Les usines Moulinex de Cormelles et d'Alençon vont donc fermer, comme deux autres en Basse-Normandie, à Bayeux et à Falaise, qui devaient être consultées les 17 et 19.
L'ultime Comité central d'entreprise de Moulinex sur le plan social accompagnant la reprise partielle par SEB s'est achevé dans la nuit du 16 au 17 novembre. Depuis plusieurs jours, au cours de négociations continues, représentants du personnel, administrateurs judiciaires et Michel Bove, le "Monsieur Moulinex" nommé par le gouvernement, négociaient avec acharnement face à deux syndicats principaux, la CFDT majoritaire et démocratique, et la CGT fidèle aux bonnes vielles méthodes et au double langage staliniens.
Le sujet qui focalisait les débats, à savoir la prime additionnelle de licenciement, a fait l'objet de tractations jusqu'aux dernières minutes.
La revendication était que cette surprime, s'ajoutant aux indemnités conventionnelles de la métallurgie (1/5 de mois de salaire par année d'ancienneté, soit environ 36 000 F pour une ouvrière de base, ne soit pas inférieure à 80 000 F.
Les pouvoirs publics ont fini par accepter le principe de cette prime, puis par dégager une enveloppe de financement approchant les 190 millions de F. Celle-ci pourrait bien finalement être prise en charge, non par l'État généreux "décideur" mais par l'AGS, Association pour la garantie des salaires, organisme patronal couvrant les salaires et indemnités légales des entreprises liquidées.

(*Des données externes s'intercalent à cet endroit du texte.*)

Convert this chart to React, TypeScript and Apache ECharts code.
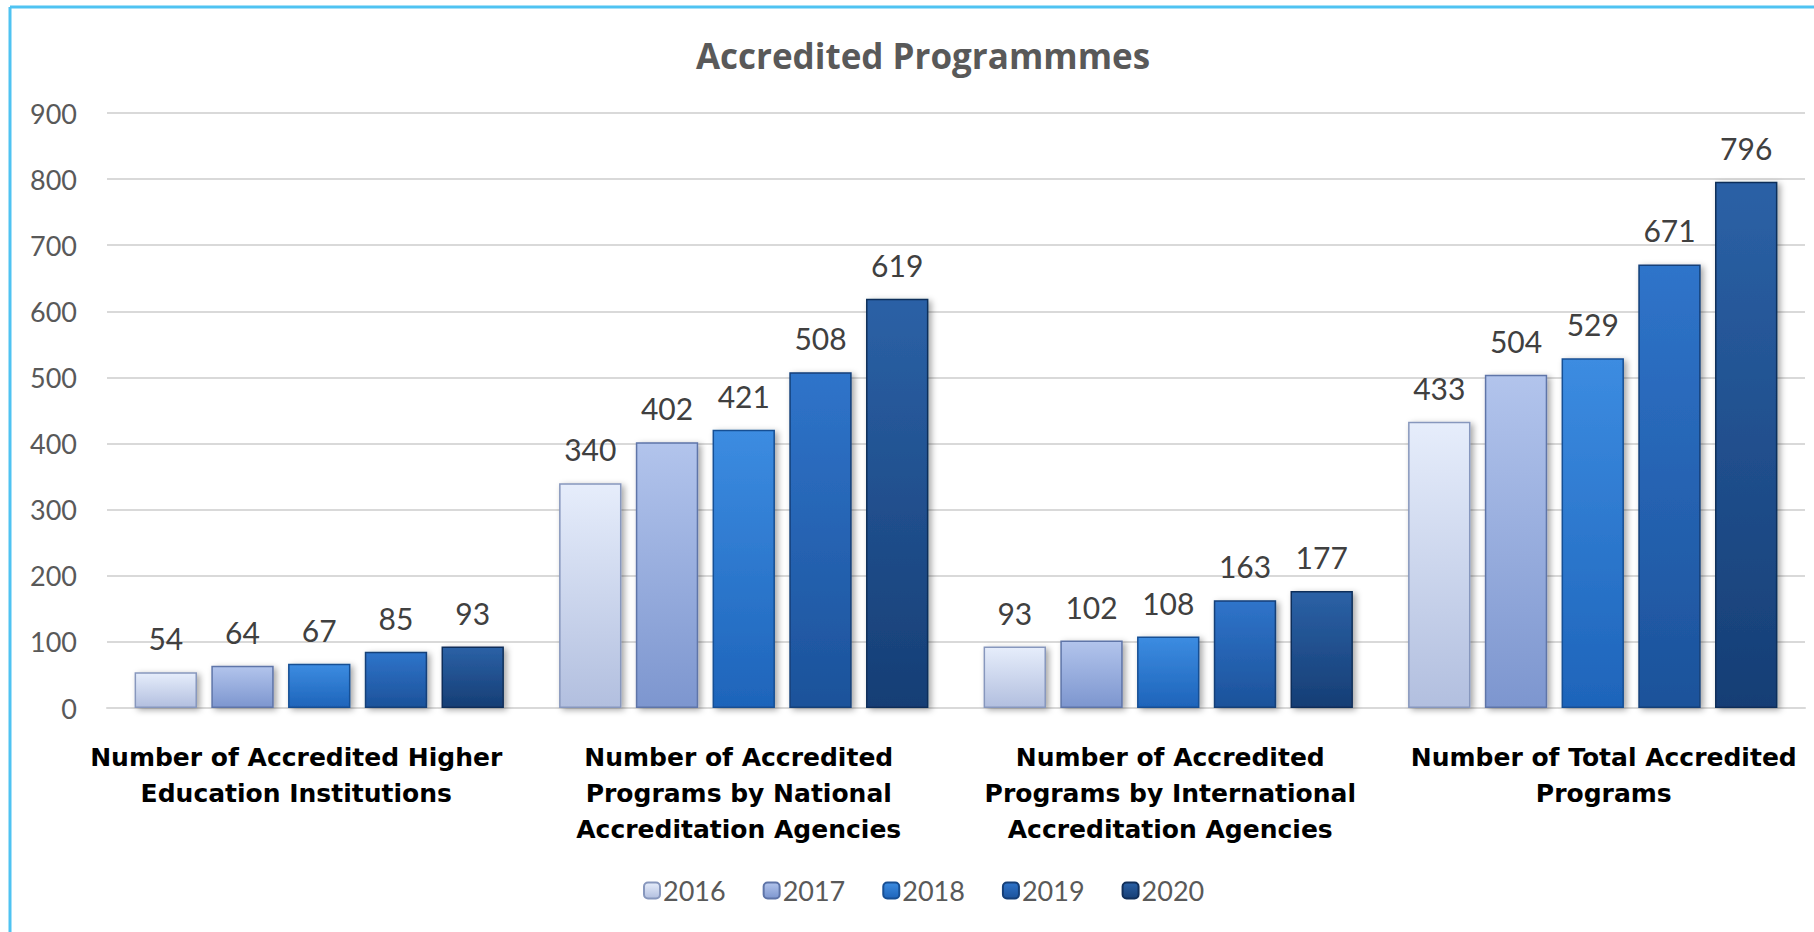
import React, { useEffect, useRef } from "react";
import * as echarts from "echarts";

const categories = [
  "Number of Accredited Higher\nEducation Institutions",
  "Number of Accredited\nPrograms by National\nAccreditation Agencies",
  "Number of Accredited\nPrograms by International\nAccreditation Agencies",
  "Number of Total Accredited\nPrograms",
];
const years = ["2016", "2017", "2018", "2019", "2020"];
const v2016 = [54, 340, 93, 433];
const v2017 = [64, 402, 102, 504];
const v2018 = [67, 421, 108, 529];
const v2019 = [85, 508, 163, 671];
const v2020 = [93, 619, 177, 796];
const seriesValues = [v2016, v2017, v2018, v2019, v2020];
const yTicks = { min: 0, max: 900, interval: 100 };

// horizontal nudge of each category label (style only)
const labelPadding = [
  [0, 46, 0, 0],
  [0, 10, 0, 0],
  [0, 0, 0, 4],
  [0, 0, 0, 22],
];

const palette = [
  { top: "#e6edfb", bottom: "#b2bfdf", border: "#8797bd" },
  { top: "#b2c4ec", bottom: "#7d96cf", border: "#5e74a8" },
  { top: "#3c8ce1", bottom: "#1e64ba", border: "#174f94" },
  { top: "#2f74ca", bottom: "#1c529a", border: "#153f78" },
  { top: "#2b61a6", bottom: "#163e75", border: "#112f5a" },
];

const FONT = "Lato, 'Open Sans', sans-serif";

export default function App() {
  const ref = useRef<HTMLDivElement>(null);
  useEffect(() => {
    if (!ref.current) return;
    const chart = echarts.init(ref.current, null, { renderer: "svg" });
    chart.setOption({
      animation: false,
      backgroundColor: "#ffffff",
      title: {
        text: "Accredited Programmmes",
        left: 918,
        top: 33,
        textAlign: "center",
        textStyle: { fontFamily: "'Open Sans', sans-serif", fontSize: 35, fontWeight: "bold", color: "#595959" },
      },
      legend: {
        data: years,
        left: 638,
        top: 872,
        itemWidth: 16,
        itemHeight: 16,
        itemGap: 37,
        textStyle: { fontFamily: FONT, fontSize: 27, color: "#595959", padding: [0, 0, 0, -2] },
      },
      grid: { left: 107, right: 9, top: 113, bottom: 224, containLabel: false },
      xAxis: {
        type: "category",
        data: categories.map((c, i) => ({ value: c, textStyle: { padding: labelPadding[i] } })),
        axisLine: { show: true, lineStyle: { color: "#d9d9d9", width: 2 } },
        axisTick: { show: false },
        axisLabel: {
          interval: 0,
          margin: 31,
          fontFamily: "'DejaVu Sans', sans-serif",
          fontSize: 25,
          fontWeight: "bold",
          color: "#000000",
          lineHeight: 36,
          align: "center",
        },
      },
      yAxis: {
        type: "value",
        min: yTicks.min,
        max: yTicks.max,
        interval: yTicks.interval,
        axisLine: { show: false },
        axisTick: { show: false },
        splitLine: { lineStyle: { color: "#d9d9d9", width: 2 } },
        axisLabel: { margin: 30, fontFamily: FONT, fontSize: 27, color: "#595959" },
      },
      series: years.map((y, i) => ({
        name: y,
        type: "bar",
        data: seriesValues[i],
        barGap: "23%",
        barCategoryGap: "13%",
        itemStyle: {
          color: new echarts.graphic.LinearGradient(0, 0, 0, 1, [
            { offset: 0, color: palette[i].top },
            { offset: 1, color: palette[i].bottom },
          ]),
          borderColor: palette[i].border,
          borderWidth: 1.5,
          shadowBlur: 6,
          shadowColor: "rgba(0,0,0,0.35)",
          shadowOffsetX: 3,
          shadowOffsetY: 2,
        },
        label: {
          show: true,
          position: "top",
          distance: 19,
          fontFamily: FONT,
          fontSize: 30,
          color: "#404040",
        },
      })),
      graphic: [
        {
          type: "line",
          shape: { x1: 10, y1: 7, x2: 1814, y2: 7 },
          style: { stroke: "#4fc3f2", lineWidth: 3 },
        },
        {
          type: "line",
          shape: { x1: 10, y1: 7, x2: 10, y2: 932 },
          style: { stroke: "#4fc3f2", lineWidth: 3 },
        },
      ],
    });
    return () => chart.dispose();
  }, []);
  return (
    <div
      ref={ref}
      style={{ position: "fixed", left: 0, top: 0, width: 1814, height: 932 }}
    />
  );
}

Pour l'instant l'AGS souligne encore que les "mesures" acceptées par "Monsieur Moulinex" nommé par le gouvernement vont au-delà des conventions collectives, et ne relèvent donc pas de son budget.
Ne sous-estimons pas, cependant, la faculté de l'État de faire payer par d'autres ses propres capitulations. Car, si l'on n'a pas donné satisfaction à la CFDT, s'agissant des plus anciens salariés de Moulinex, ceux à qui l'entreprise devait une part de sa prospérité, l'État a capitulé devant les menaces des plus enragés, ceux de l'usine de Cormelles-le-Royal dans le Calvados qui menaçaient de faire tout brûler et tout sauter et avaient commencé à mettre leurs menaces à exécution.
Réunis le 17, quelque 350 d'entre eux, (un bon 1/4) rassemblés en "assemblée générale", adoptaient à une écrasante majorité le plan social après la reprise partielle de Moulinex par SEB, plan social conforme à leurs desiderata. Une dizaine de personnes a osé voter contre et une personne s'est abstenue. Quelle magnifique démocratie.
Aux termes de ce plan social, 760 salariés licenciés de Moulinex à Cormelles-le-Royal recevront une prime additionnelle de 80 000 F en sus des conventions collectives de la métallurgie, ce qui était leur principale revendication ("du fric ou alors boum") après 9 semaines de conflit.
Comme dit la CGT, "l'action syndicale" (comprendre ici : la violence) "ça paye".
Le Chef du pouvoir exécutif français peut donc continuer à se dire fier de compter, dans son gouvernement, des ministres cégétistes.